Title:Tf-iduf: A novel term-weighting scheme for user modeling based on users’ personal document collections
Author(s):Beel, Joeran; Langer, Stefan; Gipp, Bela
Subject(s):Term weighting
user modeling
Recommender systems
Abstract:TF-IDF is one of the most popular term-weighting schemes, and is applied by search engines, recommender systems, and user modeling engines. With regard to user modeling and recommender systems, we see two shortcomings of TF-IDF. First, calculating IDF requires access to the document corpus from which recommendations are made. Such access is not always given in a user-modeling or recommender system. Second, TF-IDF ignores information from a user’s personal document collection, which could – so we hypothesize – enhance the user modeling process. In this paper, we introduce TF-IDuF as a term-weighting scheme that does not require access to the general document corpus and that considers information from the users’ personal document collections. We evaluated the effectiveness of TF-IDuF compared to TF-IDF and TF-Only and found that TF-IDF and TF-IDuF perform similarly (click-through rates (CTR) of 5.09% vs. 5.14%), and both are around 25% more effective than TF-Only (CTR of 4.06%) for recommending research papers. Consequently, we conclude that TF-IDuF could be a promising term-weighting scheme, especially when access to the document corpus for recommendations is not possible, and thus classic IDF cannot be computed.
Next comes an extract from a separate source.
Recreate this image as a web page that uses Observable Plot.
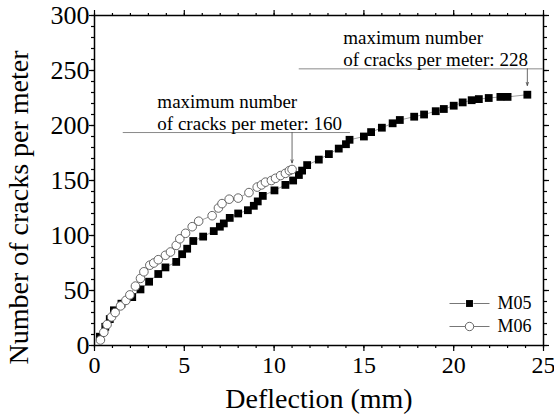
<!DOCTYPE html>
<html>
<head>
<meta charset="utf-8">
<script src="https://cdn.jsdelivr.net/npm/d3@7"></script>
<script src="https://cdn.jsdelivr.net/npm/@observablehq/plot@0.6"></script>
<style>
  body { margin: 0; background: #fff; }
  #chart svg { display: block; }
</style>
</head>
<body>
<div id="chart"></div>
<script>
// Crack density versus deflection for beams M05 and M06
const m05Deflection = [0.3, 0.6, 0.85, 1.08, 1.5, 2.1, 2.56, 3.04, 3.55, 3.95, 4.55, 4.88, 5.16, 5.5, 6.05, 6.64, 6.98, 7.2, 7.53, 8.0, 8.54, 8.87, 9.09, 9.37, 10.02, 10.63, 11.06, 11.38, 11.56, 11.84, 12.49, 13.05, 13.6, 14.0, 14.2, 15.0, 15.4, 16.0, 16.6, 17.0, 17.8, 18.35, 19.0, 19.45, 20.0, 20.5, 21.0, 21.4, 21.95, 22.6, 23.0, 24.1];
const m05Cracks = [8, 17, 24, 32, 38, 44, 51, 58, 65, 71, 76, 83, 88, 95, 99, 104, 108, 111, 116, 120, 123, 127, 131, 136, 141, 146, 150, 155, 159, 164, 169, 174, 179, 183, 187, 190, 194, 198, 202, 205, 208, 210, 213, 215, 218, 221, 223, 224, 225, 226, 226, 228];

const m06Deflection = [0.33, 0.52, 0.7, 0.95, 1.15, 1.45, 1.75, 1.97, 2.28, 2.56, 2.75, 3.08, 3.3, 3.55, 3.95, 4.23, 4.55, 4.75, 5.07, 5.44, 5.8, 6.55, 6.9, 7.1, 7.5, 8.0, 8.6, 9.06, 9.3, 9.52, 9.85, 10.08, 10.36, 10.63, 10.85, 11.0];
const m06Cracks = [5, 12, 19, 26, 30, 36, 41, 46, 54, 61, 67, 73, 75, 78, 82, 85, 91, 97, 102, 108, 113, 118, 125, 129, 133, 134, 139, 144, 146, 148.5, 150, 152, 154.5, 156.5, 159, 160];

const seriesNames = ["M05", "M06"];
const xTicks = [0, 5, 10, 15, 20, 25];
const yTicks = [0, 50, 100, 150, 200, 250, 300];
const xTitle = "Deflection (mm)";
const yTitle = "Number of cracks per meter";
const noteHead = "maximum number";
const noteTail = "of cracks per meter: ";

const m05 = m05Deflection.map((x, i) => ({x, y: m05Cracks[i]}));
const m06 = m06Deflection.map((x, i) => ({x, y: m06Cracks[i]}));
const peak = (s) => s.reduce((a, b) => (b.y > a.y ? b : a));

// Callouts for the peak of each series (offsets in axis units)
const notes = [
  {point: peak(m06), lift: 33.6, tip: 6, left: 9.4, right: 3.25, textLeft: 7.5},
  {point: peak(m05), lift: 23.5, tip: 8.4, left: 12.7, right: 0.9, textLeft: 10.25}
].map((n) => ({
  ...n,
  lineY: n.point.y + n.lift,
  tipY: n.point.y + n.tip,
  x1: n.point.x - n.left,
  x2: n.point.x + n.right,
  textX: n.point.x - n.textLeft,
  label: `${noteHead}\n${noteTail}${n.point.y}`
}));

const serif = '"Liberation Serif", "Times New Roman", Times, serif';
const minorX = d3.range(0, 26, 1);
const minorY = d3.range(0, 301, 10);
const blank = () => "";

// legend key: short horizontal stroke
const keySegment = {
  draw(context) {
    context.moveTo(-8, 0);
    context.lineTo(8, 0);
  }
};

const legendRows = [
  {name: seriesNames[0], dy: -42, symbol: "square", r: 3.9, fill: "#000", stroke: "none"},
  {name: seriesNames[1], dy: -19, symbol: "circle", r: 4.2, fill: "#fff", stroke: "#555"}
];

const chart = Plot.plot({
  width: 554,
  height: 417,
  marginLeft: 94,
  marginRight: 11,
  marginTop: 15,
  marginBottom: 72,
  style: {fontFamily: serif, background: "#fff", color: "#000", overflow: "visible"},
  x: {domain: [0, 25]},
  y: {domain: [0, 300]},
  marks: [
    // axes: minor and major ticks on all four sides
    Plot.axisX({ticks: minorX, tickSize: 3, tickFormat: blank, label: null, strokeWidth: 1.2}),
    Plot.axisX({ticks: xTicks, tickSize: 6, tickPadding: 4, fontSize: 24, label: null, strokeWidth: 1.2}),
    Plot.axisX({anchor: "top", ticks: minorX, tickSize: 3, tickFormat: blank, label: null, strokeWidth: 1.2}),
    Plot.axisX({anchor: "top", ticks: xTicks, tickSize: 6, tickFormat: blank, label: null, strokeWidth: 1.2}),
    Plot.axisY({ticks: minorY, tickSize: 3, tickFormat: blank, label: null, strokeWidth: 1.2}),
    Plot.axisY({ticks: yTicks, tickSize: 5, tickPadding: 0, fontSize: 26, label: null, strokeWidth: 1.2}),
    Plot.axisY({anchor: "right", ticks: minorY, tickSize: 3, tickFormat: blank, label: null, strokeWidth: 1.2}),
    Plot.axisY({anchor: "right", ticks: yTicks, tickSize: 5, tickFormat: blank, label: null, strokeWidth: 1.2}),
    Plot.frame({stroke: "#000", strokeWidth: 1.5}),

    // callout rules, arrows and text
    Plot.ruleY(notes, {y: "lineY", x1: "x1", x2: "x2", stroke: "#8a8a8a", strokeWidth: 1}),
    Plot.arrow(notes, {x1: (d) => d.point.x, x2: (d) => d.point.x, y1: "lineY", y2: "tipY", stroke: "#444", strokeWidth: 0.8, headLength: 6, headAngle: 40}),
    Plot.text(notes, {x: "textX", y: "lineY", text: "label", textAnchor: "start", lineAnchor: "bottom", dy: -3, fontSize: 19, lineHeight: 1.16, fill: "#000"}),

    // series
    Plot.line(m05, {x: "x", y: "y", stroke: "#888", strokeWidth: 0.8}),
    Plot.dot(m05, {x: "x", y: "y", symbol: "square", r: 4.4, fill: "#000"}),
    Plot.line(m06, {x: "x", y: "y", stroke: "#888", strokeWidth: 0.8}),
    Plot.dot(m06, {x: "x", y: "y", symbol: "circle", r: 4.3, fill: "#fff", stroke: "#555", strokeWidth: 0.9}),

    // legend in the lower-right corner of the frame
    ...legendRows.flatMap((row) => [
      Plot.dot([row], {frameAnchor: "bottom-right", dx: -86, dy: row.dy, symbol: keySegment, fill: "none", stroke: "#777", strokeWidth: 1}),
      Plot.dot([row], {frameAnchor: "bottom-right", dx: -62, dy: row.dy, symbol: keySegment, fill: "none", stroke: "#777", strokeWidth: 1}),
      Plot.dot([row], {frameAnchor: "bottom-right", dx: -74, dy: row.dy, symbol: row.symbol, r: row.r, fill: row.fill, stroke: row.stroke, strokeWidth: 0.9}),
      Plot.text([row], {text: "name", frameAnchor: "bottom-right", dx: -46, dy: row.dy, textAnchor: "start", lineAnchor: "middle", fontSize: 18, fill: "#000"})
    ]),

    // axis titles
    Plot.text([xTitle], {text: (d) => d, frameAnchor: "bottom", dy: 54, textAnchor: "middle", lineAnchor: "middle", fontSize: 28, fill: "#000"}),
    Plot.text([yTitle], {text: (d) => d, frameAnchor: "left", rotate: -90, dx: -75, dy: 27, textAnchor: "middle", lineAnchor: "middle", fontSize: 28, fill: "#000", ariaLabel: "y-title"})
  ]
});

// the vertical title runs the full height beside the axis
const yTitleText = chart.querySelector('g[aria-label="y-title"] text');
if (yTitleText) {
  yTitleText.setAttribute("textLength", 375);
  yTitleText.setAttribute("lengthAdjust", "spacingAndGlyphs");
}

document.getElementById("chart").append(chart);
</script>
</body>
</html>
It is also notable that TF-IDuF and TF-IDF are not exclusive, so that both metrics may be combined to a more effective term-weighting scheme.
Issue Date:2017
Citation Info:Beel, J., Langer, S., & Gipp, B. (2017). TF-IDuF: A Novel Term-Weighting Scheme for User Modeling based on Users’ Personal Document Collections. In iConference 2017 Proceedings (pp. 452-459).
Series/Report:iConference 2017 Proceedings
Genre:Conference Paper/Presentation
Rights Information:Copyright 2017 Joeran Beel, Stefan Langer, and Bela Gipp
Date Available in IDEALS:2017-07-27